## Start GIVEN DATA
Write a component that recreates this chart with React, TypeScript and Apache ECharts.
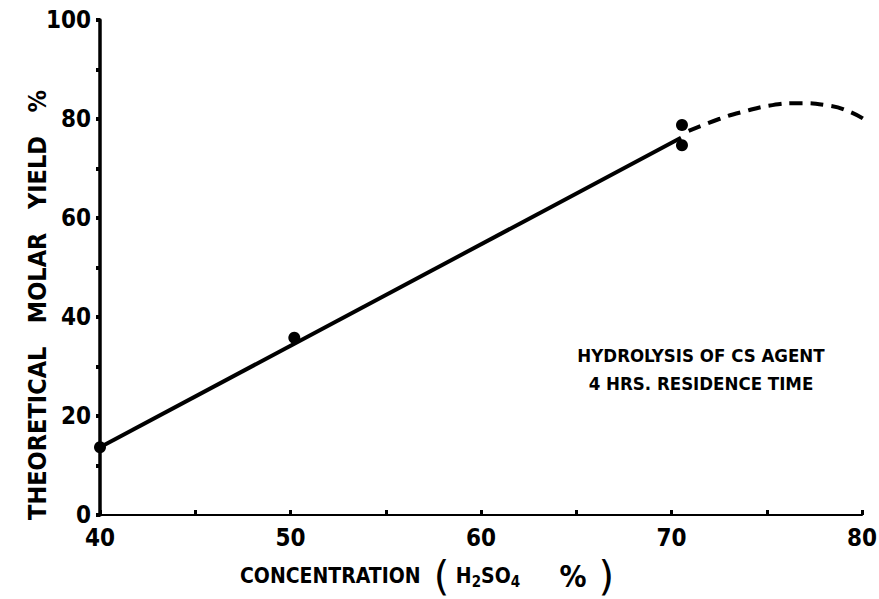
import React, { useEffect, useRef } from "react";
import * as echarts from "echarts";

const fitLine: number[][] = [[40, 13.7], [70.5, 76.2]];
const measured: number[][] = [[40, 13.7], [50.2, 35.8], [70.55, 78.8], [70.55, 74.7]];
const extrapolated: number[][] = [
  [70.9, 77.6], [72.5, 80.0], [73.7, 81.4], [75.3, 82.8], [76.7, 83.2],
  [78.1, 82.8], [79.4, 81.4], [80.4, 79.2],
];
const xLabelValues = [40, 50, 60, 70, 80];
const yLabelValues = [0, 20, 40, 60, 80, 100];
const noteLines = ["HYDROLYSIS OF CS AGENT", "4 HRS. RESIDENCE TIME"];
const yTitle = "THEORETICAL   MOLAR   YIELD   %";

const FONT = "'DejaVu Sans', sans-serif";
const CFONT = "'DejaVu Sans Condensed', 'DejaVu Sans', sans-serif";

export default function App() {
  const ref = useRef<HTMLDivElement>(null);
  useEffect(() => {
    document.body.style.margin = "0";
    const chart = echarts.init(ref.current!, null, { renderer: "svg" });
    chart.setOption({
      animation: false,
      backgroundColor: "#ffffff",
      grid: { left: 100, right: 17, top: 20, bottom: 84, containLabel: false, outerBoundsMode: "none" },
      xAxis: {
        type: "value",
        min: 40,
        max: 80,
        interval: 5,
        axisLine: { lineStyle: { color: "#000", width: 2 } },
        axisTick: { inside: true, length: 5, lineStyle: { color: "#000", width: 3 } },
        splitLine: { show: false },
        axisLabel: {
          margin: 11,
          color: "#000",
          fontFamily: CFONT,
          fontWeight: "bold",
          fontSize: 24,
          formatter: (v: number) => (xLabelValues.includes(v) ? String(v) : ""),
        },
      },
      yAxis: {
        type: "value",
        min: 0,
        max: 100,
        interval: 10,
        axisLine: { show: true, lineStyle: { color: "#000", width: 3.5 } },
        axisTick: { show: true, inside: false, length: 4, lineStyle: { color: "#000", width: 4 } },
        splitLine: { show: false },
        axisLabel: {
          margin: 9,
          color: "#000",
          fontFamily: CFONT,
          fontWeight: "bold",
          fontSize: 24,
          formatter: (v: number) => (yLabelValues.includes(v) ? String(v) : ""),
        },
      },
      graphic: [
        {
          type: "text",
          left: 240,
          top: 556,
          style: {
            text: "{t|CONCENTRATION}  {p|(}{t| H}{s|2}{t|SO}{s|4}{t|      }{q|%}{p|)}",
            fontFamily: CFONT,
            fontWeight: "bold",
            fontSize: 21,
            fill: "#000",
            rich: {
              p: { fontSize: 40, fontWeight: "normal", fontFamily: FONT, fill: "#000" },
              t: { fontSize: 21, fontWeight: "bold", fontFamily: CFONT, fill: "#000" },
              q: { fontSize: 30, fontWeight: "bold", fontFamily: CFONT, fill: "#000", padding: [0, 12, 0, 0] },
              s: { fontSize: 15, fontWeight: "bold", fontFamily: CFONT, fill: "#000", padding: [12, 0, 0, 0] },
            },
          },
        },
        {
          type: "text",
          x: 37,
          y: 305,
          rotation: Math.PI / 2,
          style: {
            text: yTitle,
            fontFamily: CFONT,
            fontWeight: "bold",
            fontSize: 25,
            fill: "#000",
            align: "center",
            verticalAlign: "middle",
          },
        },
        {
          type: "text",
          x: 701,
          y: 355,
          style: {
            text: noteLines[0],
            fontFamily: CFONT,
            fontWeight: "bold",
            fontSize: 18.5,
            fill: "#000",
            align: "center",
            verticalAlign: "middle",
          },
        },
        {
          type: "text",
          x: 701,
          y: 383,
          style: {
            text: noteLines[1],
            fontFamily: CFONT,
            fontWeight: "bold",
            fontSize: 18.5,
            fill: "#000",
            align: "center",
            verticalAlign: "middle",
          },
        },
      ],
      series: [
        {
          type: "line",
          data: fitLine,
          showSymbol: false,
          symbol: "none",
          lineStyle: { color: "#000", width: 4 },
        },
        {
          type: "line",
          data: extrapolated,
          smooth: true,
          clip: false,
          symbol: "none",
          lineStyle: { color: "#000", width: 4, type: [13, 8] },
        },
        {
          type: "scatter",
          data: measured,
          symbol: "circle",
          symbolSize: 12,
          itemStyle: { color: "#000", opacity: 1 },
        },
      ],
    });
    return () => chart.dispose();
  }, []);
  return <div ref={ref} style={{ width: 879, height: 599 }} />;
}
## End GIVEN DATA
• DESCRIPTION OF THE TASK
Repeat only the lines from the beginning of the material through the line containing "Sans Condensed', 'DejaVu", both ends kept, leaving pictures out.

• FULL OUTPUT
Write a component that recreates this chart with React, TypeScript and Apache ECharts.
import React, { useEffect, useRef } from "react";
import * as echarts from "echarts";

const fitLine: number[][] = [[40, 13.7], [70.5, 76.2]];
const measured: number[][] = [[40, 13.7], [50.2, 35.8], [70.55, 78.8], [70.55, 74.7]];
const extrapolated: number[][] = [
  [70.9, 77.6], [72.5, 80.0], [73.7, 81.4], [75.3, 82.8], [76.7, 83.2],
  [78.1, 82.8], [79.4, 81.4], [80.4, 79.2],
];
const xLabelValues = [40, 50, 60, 70, 80];
const yLabelValues = [0, 20, 40, 60, 80, 100];
const noteLines = ["HYDROLYSIS OF CS AGENT", "4 HRS. RESIDENCE TIME"];
const yTitle = "THEORETICAL   MOLAR   YIELD   %";

const FONT = "'DejaVu Sans', sans-serif";
const CFONT = "'DejaVu Sans Condensed', 'DejaVu Sans', sans-serif";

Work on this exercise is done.